- [DO THIS]: Output exactly the lines from the line containing "Output the LaTeX" through the line containing "(0,0) rectangle (598,482);", inclusive, and omit any pictures.

- [RECORD EXCERPTS]:
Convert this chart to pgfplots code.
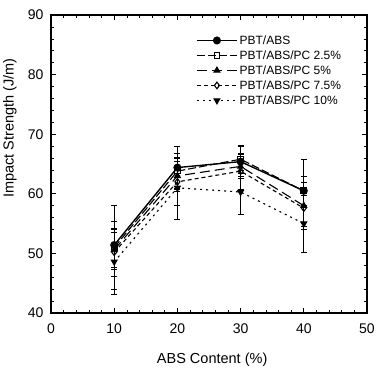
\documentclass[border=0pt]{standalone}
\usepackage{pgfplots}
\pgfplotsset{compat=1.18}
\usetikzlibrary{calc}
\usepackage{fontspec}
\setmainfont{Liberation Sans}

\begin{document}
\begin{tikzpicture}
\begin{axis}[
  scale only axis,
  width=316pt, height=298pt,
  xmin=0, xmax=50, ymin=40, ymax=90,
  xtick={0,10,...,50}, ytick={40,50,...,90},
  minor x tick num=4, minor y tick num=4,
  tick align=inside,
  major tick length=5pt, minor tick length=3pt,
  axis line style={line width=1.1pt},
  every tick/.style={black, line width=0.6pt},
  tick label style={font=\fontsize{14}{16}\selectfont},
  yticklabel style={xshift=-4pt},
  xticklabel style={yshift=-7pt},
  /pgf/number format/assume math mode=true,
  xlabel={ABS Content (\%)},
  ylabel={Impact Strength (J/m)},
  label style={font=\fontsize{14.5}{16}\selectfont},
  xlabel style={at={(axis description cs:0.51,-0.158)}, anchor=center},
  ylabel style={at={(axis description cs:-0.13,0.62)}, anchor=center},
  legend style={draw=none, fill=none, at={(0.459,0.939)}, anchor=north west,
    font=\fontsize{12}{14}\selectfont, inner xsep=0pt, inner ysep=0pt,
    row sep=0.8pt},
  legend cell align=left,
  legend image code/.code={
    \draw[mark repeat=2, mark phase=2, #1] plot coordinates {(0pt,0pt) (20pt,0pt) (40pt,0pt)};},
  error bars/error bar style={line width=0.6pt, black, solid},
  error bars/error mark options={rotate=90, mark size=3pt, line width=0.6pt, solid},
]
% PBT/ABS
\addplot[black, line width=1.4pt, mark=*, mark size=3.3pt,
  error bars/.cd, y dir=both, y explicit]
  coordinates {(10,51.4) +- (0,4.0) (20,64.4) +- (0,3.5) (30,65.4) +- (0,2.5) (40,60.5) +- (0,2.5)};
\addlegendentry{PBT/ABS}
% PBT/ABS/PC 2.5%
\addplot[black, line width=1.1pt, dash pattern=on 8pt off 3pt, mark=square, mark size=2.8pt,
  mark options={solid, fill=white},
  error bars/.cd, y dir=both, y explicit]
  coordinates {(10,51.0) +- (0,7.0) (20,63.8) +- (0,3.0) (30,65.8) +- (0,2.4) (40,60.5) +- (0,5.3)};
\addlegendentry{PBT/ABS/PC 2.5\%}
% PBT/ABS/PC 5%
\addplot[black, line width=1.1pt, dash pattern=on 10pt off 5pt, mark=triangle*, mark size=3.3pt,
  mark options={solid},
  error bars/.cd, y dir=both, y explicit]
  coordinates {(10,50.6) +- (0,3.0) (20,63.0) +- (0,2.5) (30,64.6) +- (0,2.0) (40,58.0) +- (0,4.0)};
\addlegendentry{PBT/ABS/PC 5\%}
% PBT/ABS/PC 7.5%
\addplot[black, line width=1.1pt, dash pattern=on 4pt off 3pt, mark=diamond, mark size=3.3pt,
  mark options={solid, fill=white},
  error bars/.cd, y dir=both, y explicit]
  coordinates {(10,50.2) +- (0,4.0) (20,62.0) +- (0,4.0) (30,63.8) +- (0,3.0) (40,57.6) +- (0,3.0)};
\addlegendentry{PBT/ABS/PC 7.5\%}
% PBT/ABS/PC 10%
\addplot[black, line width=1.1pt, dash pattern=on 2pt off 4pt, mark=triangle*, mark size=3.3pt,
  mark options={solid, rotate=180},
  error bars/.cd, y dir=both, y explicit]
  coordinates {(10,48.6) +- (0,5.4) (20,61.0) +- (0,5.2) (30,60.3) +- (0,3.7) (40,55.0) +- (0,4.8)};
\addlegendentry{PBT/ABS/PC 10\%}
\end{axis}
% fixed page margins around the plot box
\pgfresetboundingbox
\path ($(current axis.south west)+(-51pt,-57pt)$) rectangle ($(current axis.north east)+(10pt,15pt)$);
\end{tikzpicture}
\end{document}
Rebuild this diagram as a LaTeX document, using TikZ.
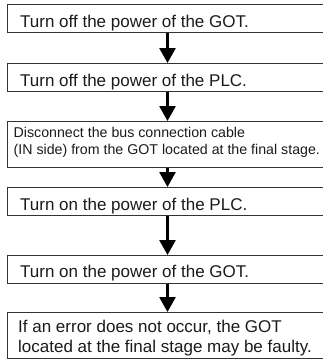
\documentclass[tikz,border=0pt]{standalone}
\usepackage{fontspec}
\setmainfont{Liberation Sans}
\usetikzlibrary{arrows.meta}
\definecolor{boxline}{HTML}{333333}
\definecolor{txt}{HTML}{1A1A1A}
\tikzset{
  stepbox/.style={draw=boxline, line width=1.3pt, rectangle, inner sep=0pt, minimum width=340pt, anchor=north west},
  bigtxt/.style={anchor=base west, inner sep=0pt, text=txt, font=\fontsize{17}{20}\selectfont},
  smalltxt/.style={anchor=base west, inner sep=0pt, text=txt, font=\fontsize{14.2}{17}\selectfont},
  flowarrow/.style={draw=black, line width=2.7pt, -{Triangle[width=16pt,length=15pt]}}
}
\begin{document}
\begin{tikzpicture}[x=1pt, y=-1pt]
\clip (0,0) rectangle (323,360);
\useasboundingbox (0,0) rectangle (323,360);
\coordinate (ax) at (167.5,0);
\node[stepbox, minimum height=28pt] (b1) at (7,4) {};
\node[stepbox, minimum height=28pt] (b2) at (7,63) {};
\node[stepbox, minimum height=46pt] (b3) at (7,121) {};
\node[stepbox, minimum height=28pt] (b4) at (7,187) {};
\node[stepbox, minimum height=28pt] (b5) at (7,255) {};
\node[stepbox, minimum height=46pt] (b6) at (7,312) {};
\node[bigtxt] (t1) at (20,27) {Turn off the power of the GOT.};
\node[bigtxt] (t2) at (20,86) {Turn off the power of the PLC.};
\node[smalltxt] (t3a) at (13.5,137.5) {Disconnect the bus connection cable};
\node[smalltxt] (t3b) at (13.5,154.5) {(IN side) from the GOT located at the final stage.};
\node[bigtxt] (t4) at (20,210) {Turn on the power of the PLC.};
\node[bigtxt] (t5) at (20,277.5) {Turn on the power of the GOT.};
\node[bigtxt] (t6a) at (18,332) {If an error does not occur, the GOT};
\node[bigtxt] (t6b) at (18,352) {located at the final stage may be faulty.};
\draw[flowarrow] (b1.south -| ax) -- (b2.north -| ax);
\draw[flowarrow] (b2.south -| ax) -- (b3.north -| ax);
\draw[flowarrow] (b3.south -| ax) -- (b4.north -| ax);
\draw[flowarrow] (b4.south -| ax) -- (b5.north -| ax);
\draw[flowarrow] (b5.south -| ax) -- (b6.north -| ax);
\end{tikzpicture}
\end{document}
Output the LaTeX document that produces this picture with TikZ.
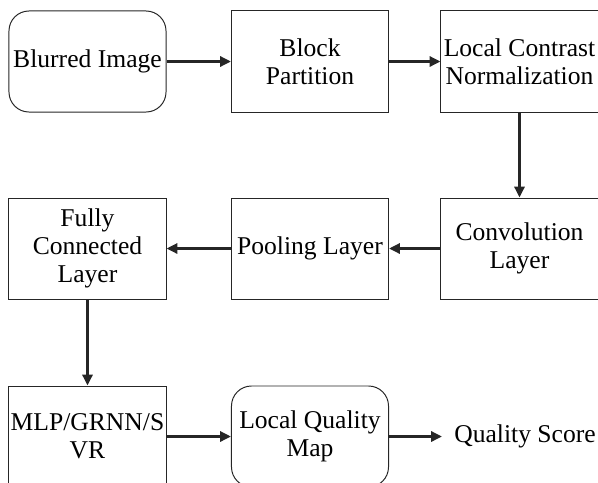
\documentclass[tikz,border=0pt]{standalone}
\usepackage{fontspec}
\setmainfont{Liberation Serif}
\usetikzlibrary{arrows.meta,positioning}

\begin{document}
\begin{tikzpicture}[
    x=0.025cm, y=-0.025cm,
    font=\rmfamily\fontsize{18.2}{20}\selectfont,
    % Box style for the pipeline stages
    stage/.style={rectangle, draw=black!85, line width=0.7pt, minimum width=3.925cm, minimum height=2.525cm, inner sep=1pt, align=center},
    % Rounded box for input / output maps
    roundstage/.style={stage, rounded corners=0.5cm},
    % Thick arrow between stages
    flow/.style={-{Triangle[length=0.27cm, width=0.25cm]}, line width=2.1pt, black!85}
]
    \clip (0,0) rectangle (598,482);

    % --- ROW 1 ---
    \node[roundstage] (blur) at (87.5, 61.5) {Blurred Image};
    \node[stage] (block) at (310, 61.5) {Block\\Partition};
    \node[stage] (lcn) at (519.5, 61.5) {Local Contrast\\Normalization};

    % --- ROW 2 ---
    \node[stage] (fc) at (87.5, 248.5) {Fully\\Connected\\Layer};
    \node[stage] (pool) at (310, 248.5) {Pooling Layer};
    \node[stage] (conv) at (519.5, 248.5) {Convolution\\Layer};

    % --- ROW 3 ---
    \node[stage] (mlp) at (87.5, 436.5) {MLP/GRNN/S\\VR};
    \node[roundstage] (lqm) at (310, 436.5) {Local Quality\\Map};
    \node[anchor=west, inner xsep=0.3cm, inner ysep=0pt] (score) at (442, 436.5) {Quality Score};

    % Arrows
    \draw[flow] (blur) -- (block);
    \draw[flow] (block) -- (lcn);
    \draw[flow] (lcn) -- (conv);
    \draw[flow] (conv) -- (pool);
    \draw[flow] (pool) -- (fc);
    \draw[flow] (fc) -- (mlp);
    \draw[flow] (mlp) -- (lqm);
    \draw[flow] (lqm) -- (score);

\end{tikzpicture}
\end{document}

- [TASK ANSWER]:
Output the LaTeX document that produces this picture with TikZ.
\documentclass[tikz,border=0pt]{standalone}
\usepackage{fontspec}
\setmainfont{Liberation Serif}
\usetikzlibrary{arrows.meta,positioning}

\begin{document}
\begin{tikzpicture}[
    x=0.025cm, y=-0.025cm,
    font=\rmfamily\fontsize{18.2}{20}\selectfont,
    % Box style for the pipeline stages
    stage/.style={rectangle, draw=black!85, line width=0.7pt, minimum width=3.925cm, minimum height=2.525cm, inner sep=1pt, align=center},
    % Rounded box for input / output maps
    roundstage/.style={stage, rounded corners=0.5cm},
    % Thick arrow between stages
    flow/.style={-{Triangle[length=0.27cm, width=0.25cm]}, line width=2.1pt, black!85}
]
    \clip (0,0) rectangle (598,482);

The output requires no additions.